Another fun fact: most oil and liquid natural gas (LNG) shipments from the Gulf to Europe will stop next week.
After that, Europe faces an undefined period of severe shortages—primarily in oil, but also in refined products like jet fuel, diesel, and other materials such as fertiliser and helium used in chip production.
Zooming in on oil, Wall Street analysts are already preparing for oil prices above $200 a barrel, in which case a global recession would be almost certain.
Comparisons with the energy crisis of 2022 are unavoidable. But price increases this time around could be just the first stage.
Where Russian gas and oil could be replaced relatively quickly, the current supply shock is more than ten times as big.
Compared to roughly one million barrels of oil lost to the market in 2022, today's shortfall amounts to around 11 million barrels.

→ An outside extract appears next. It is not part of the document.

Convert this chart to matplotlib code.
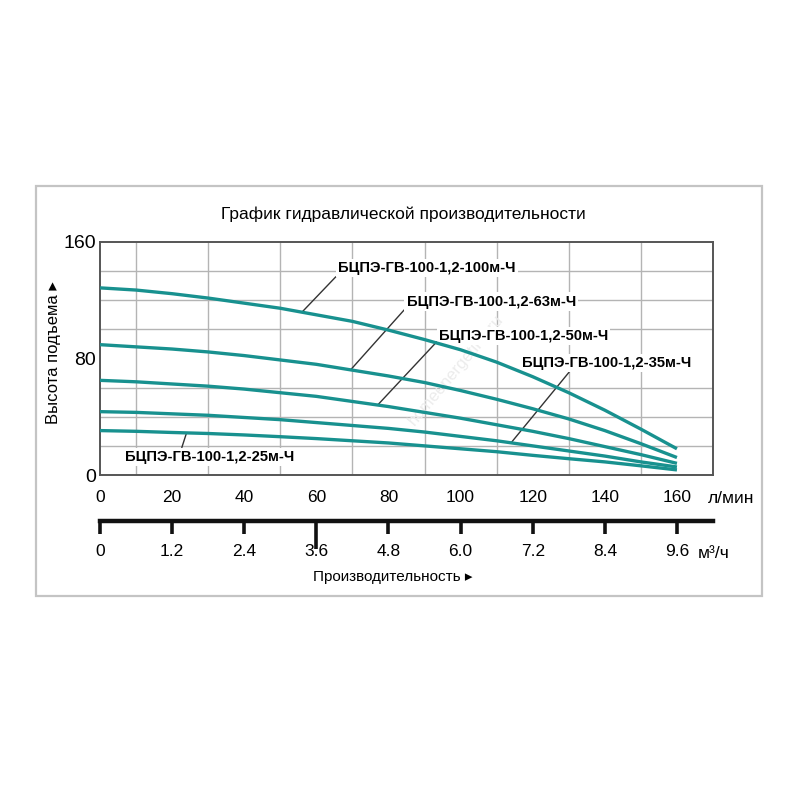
import numpy as np
import matplotlib
matplotlib.use("Agg")
import matplotlib.pyplot as plt
from matplotlib.patches import Rectangle

plt.rcParams["font.family"] = ["Liberation Sans", "DejaVu Sans"]

# flow, l/min
flow = [0, 10, 20, 30, 40, 50, 60, 70, 80, 90, 100, 110, 120, 130, 140, 150, 160]
# head, m
head_100 = [128.5, 127, 124.5, 121.5, 118, 114.5, 110, 105.5, 99.5, 93, 86, 77.5, 67.5, 56.5, 44.5, 31.5, 18]
head_63 = [89.5, 88, 86.5, 84.5, 82, 79, 76, 72, 68, 63.5, 58, 52, 45.5, 38.5, 30.5, 21.5, 12]
head_50 = [65, 64, 62.5, 61, 59, 56.5, 54, 50.5, 47, 43, 39, 34.5, 30, 25, 19.5, 14, 8]
head_35 = [43.5, 43, 42, 41, 39.5, 38, 36, 34, 32, 29.5, 26.5, 23.5, 20, 16.5, 13, 9, 5.5]
head_25 = [30.5, 30, 29.2, 28.5, 27.5, 26.3, 25, 23.5, 22, 20, 18, 16, 13.5, 11.2, 9, 6.3, 3.5]

names = ["БЦПЭ-ГВ-100-1,2-100м-Ч", "БЦПЭ-ГВ-100-1,2-63м-Ч", "БЦПЭ-ГВ-100-1,2-50м-Ч",
         "БЦПЭ-ГВ-100-1,2-35м-Ч", "БЦПЭ-ГВ-100-1,2-25м-Ч"]
curves = [head_100, head_63, head_50, head_35, head_25]

lmin_ticks = [0, 20, 40, 60, 80, 100, 120, 140, 160]
m3h_ticks = [0, 1.2, 2.4, 3.6, 4.8, 6.0, 7.2, 8.4, 9.6]
y_ticks = [0, 80, 160]

# label placement: (flow on curve, text x, text y, relpos)
label_pos = [
    (56, 66, 142, (0, 0.05)),
    (69.5, 85, 119, (0, 0.1)),
    (77, 94, 95.5, (0, 0.25)),
    (114, 117, 77, (0.29, 0)),
    (24, 7, 12.5, (0.33, 1)),
]

W, H = 800, 800
fig = plt.figure(figsize=(8, 8), dpi=100)

# outer frame
fig.patches.append(Rectangle((36 / W, 1 - 596 / H), (762 - 36) / W, (596 - 186) / H,
                             transform=fig.transFigure, fill=False,
                             edgecolor="#c4c4c4", linewidth=1.6))

ax = fig.add_axes([100 / W, 1 - 475 / H, 613 / W, 233 / H])
ax.set_xlim(0, 170)
ax.set_ylim(0, 160)
ax.set_xticks(np.arange(0, 171, 10), minor=True)
ax.set_yticks(np.arange(0, 161, 20), minor=True)
ax.set_xticks(lmin_ticks)
ax.set_yticks(y_ticks)
ax.grid(True, which="minor", color="#b4b4b4", linewidth=1.0)
ax.set_axisbelow(True)
ax.tick_params(which="both", length=0)
ax.tick_params(axis="x", pad=11, labelsize=12.5)
ax.tick_params(axis="y", pad=3, labelsize=14)
for s in ax.spines.values():
    s.set_color("#555555")
    s.set_linewidth(1.4)

teal = "#18918f"
for h in curves:
    ax.plot(flow, h, color=teal, linewidth=2.4, solid_capstyle="butt", zorder=5)

for name, h, (q, tx, ty, rp) in zip(names, curves, label_pos):
    ax.annotate(name, xy=(q, np.interp(q, flow, h)), xytext=(tx, ty),
                ha="left", va="center", fontsize=10.6, fontweight="bold",
                bbox=dict(boxstyle="square,pad=0.15", fc="white", ec="none"),
                arrowprops=dict(arrowstyle="-", color="#333333", lw=1.0,
                                shrinkA=0, shrinkB=0, relpos=rp),
                zorder=4)

# watermark
ax.text(0.58, 0.45, "homeenergetika.ru", transform=ax.transAxes, rotation=50,
        fontsize=12, color="#ececec", ha="center", va="center", zorder=2)

# second scale, m3/h
ax2 = fig.add_axes([100 / W, 1 - 520.7 / H, 613 / W, 0.0001])
ax2.set_xlim(0, 170)
ax2.set_ylim(0, 1)
ax2.set_yticks([])
for k in ["top", "left", "right"]:
    ax2.spines[k].set_visible(False)
ax2.spines["bottom"].set_linewidth(3.2)
ax2.spines["bottom"].set_color("#111111")
ax2.set_xticks([m / 0.06 for m in m3h_ticks])
ax2.set_xticklabels(["0" if m == 0 else "%.1f" % m for m in m3h_ticks])
ax2.tick_params(axis="x", direction="out", length=9, width=2.6, color="#111111",
                pad=8, labelsize=12.5)
ax2.xaxis.get_major_ticks()[3].tick1line.set_markersize(20)

fig.text(403 / W, 1 - 214 / H, "График гидравлической производительности",
         ha="center", va="center", fontsize=12.5)
fig.text(708 / W, 1 - 498 / H, "л/мин", ha="left", va="center", fontsize=12.5)
fig.text(698 / W, 1 - 553 / H, "м³/ч", ha="left", va="center", fontsize=12.5)
fig.text(393 / W, 1 - 577 / H, "Производительность ▸", ha="center", va="center",
         fontsize=11)
fig.text(54 / W, 1 - 353 / H, "Высота подъема ▸", ha="center", va="center",
         rotation=90, fontsize=12)

fig.savefig("out.png", dpi=100, facecolor="white")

This is literally irreplaceable.
The truly generational impact, as commodity analyst Rory Johnston (who describes himself as an optimist) has argued since early March, is that prices will rise to such levels that people are simply going to have to stop buying fossil fuels altogether.
In Europe, that means poorer households start cutting back first.
Globally, it means poorer countries will dramatically cut back on fuel imports, something that is already beginning to happen in parts of South and Southeast Asia.
Bangladesh has shut all public and private universities. Pakistan has urged cricket fans to watch matches from home to conserve fuel, and in India, some restaurants have stopped serving rice.
Across Asia, flights have already been cancelled. And the disruption is spreading to Europe. The UK is set to receive its last tanker of jet fuel from the Middle East this week.
Danish energy commissioner Dan Jørgensen tried in vain to convince EU ministers not to respond to a looming fuel shortage by subsidising fuel consumption, and instead to focus on getting people to use less of it.
“The European Union's security of supply remains guaranteed. But we must be ready for a potentially prolonged disruption of international energy trade,” he said on Tuesday. "Now more than ever it is extremely important that we act together.”
But national governments are mostly waiting for Brussels to come up with solutions.
Meanwhile, many, if not most, EU countries have set up generous fiscal support measures for fuel consumption, which only postpones the inevitable and will make matters worse, not better.
"No one wants to talk about rationing. It's not pretty economic policy," economist Isabella Weber argued on social media. "But the ugliest form of rationing is rationing by price explosions. It's high time for emergency rationing protocols. Shortages are already here."